# [Stored records]
#####
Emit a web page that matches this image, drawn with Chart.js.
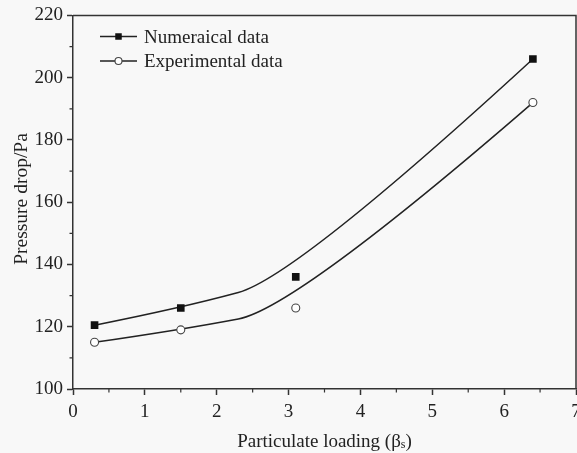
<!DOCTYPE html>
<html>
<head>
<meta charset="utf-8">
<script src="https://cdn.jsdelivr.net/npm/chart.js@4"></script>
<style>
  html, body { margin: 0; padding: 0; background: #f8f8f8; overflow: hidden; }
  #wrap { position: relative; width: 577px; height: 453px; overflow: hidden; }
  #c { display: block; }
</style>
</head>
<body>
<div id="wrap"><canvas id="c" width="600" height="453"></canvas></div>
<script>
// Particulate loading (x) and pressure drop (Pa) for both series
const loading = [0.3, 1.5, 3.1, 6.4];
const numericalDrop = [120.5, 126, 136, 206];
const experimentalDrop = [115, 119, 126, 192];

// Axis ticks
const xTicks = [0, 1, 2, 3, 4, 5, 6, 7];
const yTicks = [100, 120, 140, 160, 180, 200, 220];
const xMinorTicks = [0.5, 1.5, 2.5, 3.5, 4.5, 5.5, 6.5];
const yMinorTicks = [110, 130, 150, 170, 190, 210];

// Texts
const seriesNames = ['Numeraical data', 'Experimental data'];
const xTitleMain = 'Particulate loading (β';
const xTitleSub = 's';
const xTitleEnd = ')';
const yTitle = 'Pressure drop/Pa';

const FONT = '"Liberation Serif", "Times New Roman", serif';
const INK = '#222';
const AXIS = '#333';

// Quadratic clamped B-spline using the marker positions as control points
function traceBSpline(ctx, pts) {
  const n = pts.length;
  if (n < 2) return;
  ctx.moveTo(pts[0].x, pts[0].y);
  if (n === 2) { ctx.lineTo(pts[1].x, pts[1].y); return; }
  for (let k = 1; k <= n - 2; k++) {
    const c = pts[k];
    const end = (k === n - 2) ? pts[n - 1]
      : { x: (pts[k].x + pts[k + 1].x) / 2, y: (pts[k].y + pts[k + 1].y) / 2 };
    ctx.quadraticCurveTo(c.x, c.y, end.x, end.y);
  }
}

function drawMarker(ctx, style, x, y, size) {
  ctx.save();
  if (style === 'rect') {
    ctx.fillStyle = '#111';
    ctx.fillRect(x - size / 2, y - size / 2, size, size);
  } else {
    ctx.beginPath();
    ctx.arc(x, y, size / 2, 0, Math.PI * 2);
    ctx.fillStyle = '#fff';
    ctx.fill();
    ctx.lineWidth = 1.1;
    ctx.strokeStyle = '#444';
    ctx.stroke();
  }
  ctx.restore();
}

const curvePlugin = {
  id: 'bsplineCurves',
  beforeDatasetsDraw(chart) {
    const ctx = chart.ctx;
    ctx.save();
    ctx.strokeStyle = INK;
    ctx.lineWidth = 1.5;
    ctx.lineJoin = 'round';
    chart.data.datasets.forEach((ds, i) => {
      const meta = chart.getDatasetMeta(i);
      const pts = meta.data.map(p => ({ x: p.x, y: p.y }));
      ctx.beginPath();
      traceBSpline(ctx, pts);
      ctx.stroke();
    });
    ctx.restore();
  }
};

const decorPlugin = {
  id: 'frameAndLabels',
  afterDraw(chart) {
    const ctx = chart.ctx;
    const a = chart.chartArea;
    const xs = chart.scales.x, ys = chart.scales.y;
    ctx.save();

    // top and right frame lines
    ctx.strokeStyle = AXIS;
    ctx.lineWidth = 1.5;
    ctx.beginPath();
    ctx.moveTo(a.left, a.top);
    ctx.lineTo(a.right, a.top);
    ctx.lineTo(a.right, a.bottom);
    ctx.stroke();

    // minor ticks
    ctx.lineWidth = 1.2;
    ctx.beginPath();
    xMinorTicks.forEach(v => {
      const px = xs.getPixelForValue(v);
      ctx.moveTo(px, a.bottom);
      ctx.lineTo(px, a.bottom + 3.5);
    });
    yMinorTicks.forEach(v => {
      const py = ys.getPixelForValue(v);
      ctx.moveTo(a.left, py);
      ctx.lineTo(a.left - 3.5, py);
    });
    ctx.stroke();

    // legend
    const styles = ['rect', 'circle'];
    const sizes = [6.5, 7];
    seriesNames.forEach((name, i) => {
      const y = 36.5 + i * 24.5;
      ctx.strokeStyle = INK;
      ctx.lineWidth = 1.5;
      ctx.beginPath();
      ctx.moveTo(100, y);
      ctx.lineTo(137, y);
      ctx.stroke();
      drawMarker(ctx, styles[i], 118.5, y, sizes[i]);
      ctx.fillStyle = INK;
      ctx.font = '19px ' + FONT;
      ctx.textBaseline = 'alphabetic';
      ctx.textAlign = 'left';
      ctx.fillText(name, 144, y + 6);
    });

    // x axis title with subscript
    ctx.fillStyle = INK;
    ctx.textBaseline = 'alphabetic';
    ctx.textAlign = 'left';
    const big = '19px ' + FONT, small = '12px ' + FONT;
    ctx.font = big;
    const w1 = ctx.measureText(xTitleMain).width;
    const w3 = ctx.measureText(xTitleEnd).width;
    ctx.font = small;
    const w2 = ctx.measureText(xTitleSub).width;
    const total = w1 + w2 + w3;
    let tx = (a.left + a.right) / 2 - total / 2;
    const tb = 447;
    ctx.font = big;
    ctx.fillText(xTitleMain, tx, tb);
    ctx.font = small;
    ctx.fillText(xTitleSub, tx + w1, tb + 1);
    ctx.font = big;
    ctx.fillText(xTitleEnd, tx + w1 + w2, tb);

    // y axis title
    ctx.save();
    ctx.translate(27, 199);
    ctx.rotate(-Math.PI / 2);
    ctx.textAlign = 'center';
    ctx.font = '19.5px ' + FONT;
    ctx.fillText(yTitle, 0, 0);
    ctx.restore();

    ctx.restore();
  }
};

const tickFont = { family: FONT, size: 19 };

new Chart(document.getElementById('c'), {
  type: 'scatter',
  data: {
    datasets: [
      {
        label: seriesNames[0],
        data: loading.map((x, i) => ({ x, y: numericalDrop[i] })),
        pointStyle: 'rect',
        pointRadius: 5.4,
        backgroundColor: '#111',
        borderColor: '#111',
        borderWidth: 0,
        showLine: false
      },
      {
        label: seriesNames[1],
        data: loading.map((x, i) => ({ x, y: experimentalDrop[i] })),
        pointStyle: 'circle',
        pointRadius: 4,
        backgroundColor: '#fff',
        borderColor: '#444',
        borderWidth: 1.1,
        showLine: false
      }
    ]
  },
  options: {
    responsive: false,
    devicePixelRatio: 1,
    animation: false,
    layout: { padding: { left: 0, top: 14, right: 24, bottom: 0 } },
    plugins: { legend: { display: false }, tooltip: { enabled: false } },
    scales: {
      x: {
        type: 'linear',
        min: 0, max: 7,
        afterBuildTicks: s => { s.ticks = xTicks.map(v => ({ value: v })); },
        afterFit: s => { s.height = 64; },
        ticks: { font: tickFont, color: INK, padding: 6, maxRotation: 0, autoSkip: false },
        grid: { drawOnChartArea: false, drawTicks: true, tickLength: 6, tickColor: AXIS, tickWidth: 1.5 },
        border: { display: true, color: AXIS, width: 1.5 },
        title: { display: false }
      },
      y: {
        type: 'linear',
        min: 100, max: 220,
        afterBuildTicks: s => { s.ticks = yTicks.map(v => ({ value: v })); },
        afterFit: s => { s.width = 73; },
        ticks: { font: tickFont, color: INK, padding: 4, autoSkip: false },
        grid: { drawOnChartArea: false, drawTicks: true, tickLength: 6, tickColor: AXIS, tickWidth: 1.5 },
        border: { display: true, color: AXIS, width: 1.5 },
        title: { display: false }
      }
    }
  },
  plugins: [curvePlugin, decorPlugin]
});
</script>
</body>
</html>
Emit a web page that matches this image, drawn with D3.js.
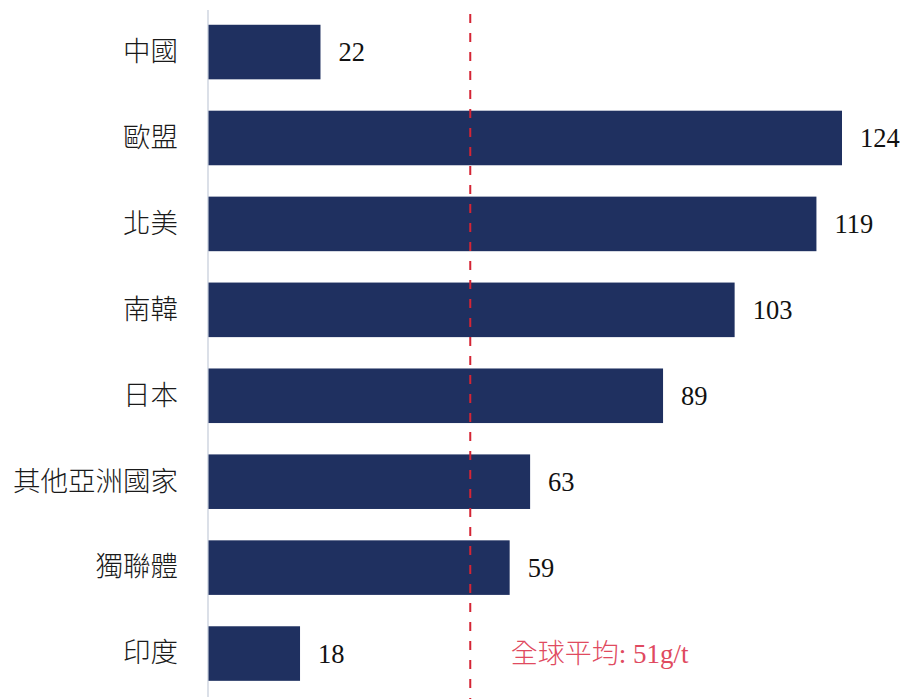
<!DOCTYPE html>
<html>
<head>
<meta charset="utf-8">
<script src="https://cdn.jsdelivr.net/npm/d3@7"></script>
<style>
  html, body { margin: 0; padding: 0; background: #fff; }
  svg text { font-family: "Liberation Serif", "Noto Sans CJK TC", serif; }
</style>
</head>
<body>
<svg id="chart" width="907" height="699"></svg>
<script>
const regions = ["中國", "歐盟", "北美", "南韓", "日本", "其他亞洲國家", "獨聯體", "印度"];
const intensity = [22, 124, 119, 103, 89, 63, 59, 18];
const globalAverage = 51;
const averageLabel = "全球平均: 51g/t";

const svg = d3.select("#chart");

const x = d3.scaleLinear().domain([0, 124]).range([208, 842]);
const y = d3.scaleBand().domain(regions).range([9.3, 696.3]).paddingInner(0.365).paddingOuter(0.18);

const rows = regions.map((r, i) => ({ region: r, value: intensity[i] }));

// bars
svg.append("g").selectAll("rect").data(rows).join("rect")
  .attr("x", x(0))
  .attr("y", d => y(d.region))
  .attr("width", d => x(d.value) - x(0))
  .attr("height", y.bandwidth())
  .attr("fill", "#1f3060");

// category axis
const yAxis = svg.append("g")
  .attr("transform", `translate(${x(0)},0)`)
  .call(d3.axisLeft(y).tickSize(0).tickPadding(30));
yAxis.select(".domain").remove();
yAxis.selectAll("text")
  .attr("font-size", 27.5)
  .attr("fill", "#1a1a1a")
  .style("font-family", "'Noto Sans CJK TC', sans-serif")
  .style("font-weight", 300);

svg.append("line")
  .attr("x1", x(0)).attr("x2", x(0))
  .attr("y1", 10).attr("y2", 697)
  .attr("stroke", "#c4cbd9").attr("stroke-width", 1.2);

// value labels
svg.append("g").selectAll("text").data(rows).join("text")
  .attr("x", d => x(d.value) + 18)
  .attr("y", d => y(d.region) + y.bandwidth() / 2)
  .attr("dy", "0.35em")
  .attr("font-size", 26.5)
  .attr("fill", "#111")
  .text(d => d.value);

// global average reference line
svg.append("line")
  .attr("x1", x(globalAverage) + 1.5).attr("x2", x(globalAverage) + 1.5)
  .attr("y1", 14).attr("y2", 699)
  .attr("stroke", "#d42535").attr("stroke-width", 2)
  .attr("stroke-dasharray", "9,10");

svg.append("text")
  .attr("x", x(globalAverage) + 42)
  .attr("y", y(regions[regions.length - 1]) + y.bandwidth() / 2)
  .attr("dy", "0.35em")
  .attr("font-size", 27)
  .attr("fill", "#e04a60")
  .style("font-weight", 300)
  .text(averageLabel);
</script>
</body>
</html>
#####
# [DIRECTIVE]
Repeat the lines above, starting at the first and stopping after the line that holds "const yMinorTicks = [110, 130, 150, 170, 190, 210];", with the pictures left out.

# [FULL SOLUTION]
Emit a web page that matches this image, drawn with Chart.js.
<!DOCTYPE html>
<html>
<head>
<meta charset="utf-8">
<script src="https://cdn.jsdelivr.net/npm/chart.js@4"></script>
<style>
  html, body { margin: 0; padding: 0; background: #f8f8f8; overflow: hidden; }
  #wrap { position: relative; width: 577px; height: 453px; overflow: hidden; }
  #c { display: block; }
</style>
</head>
<body>
<div id="wrap"><canvas id="c" width="600" height="453"></canvas></div>
<script>
// Particulate loading (x) and pressure drop (Pa) for both series
const loading = [0.3, 1.5, 3.1, 6.4];
const numericalDrop = [120.5, 126, 136, 206];
const experimentalDrop = [115, 119, 126, 192];

// Axis ticks
const xTicks = [0, 1, 2, 3, 4, 5, 6, 7];
const yTicks = [100, 120, 140, 160, 180, 200, 220];
const xMinorTicks = [0.5, 1.5, 2.5, 3.5, 4.5, 5.5, 6.5];
const yMinorTicks = [110, 130, 150, 170, 190, 210];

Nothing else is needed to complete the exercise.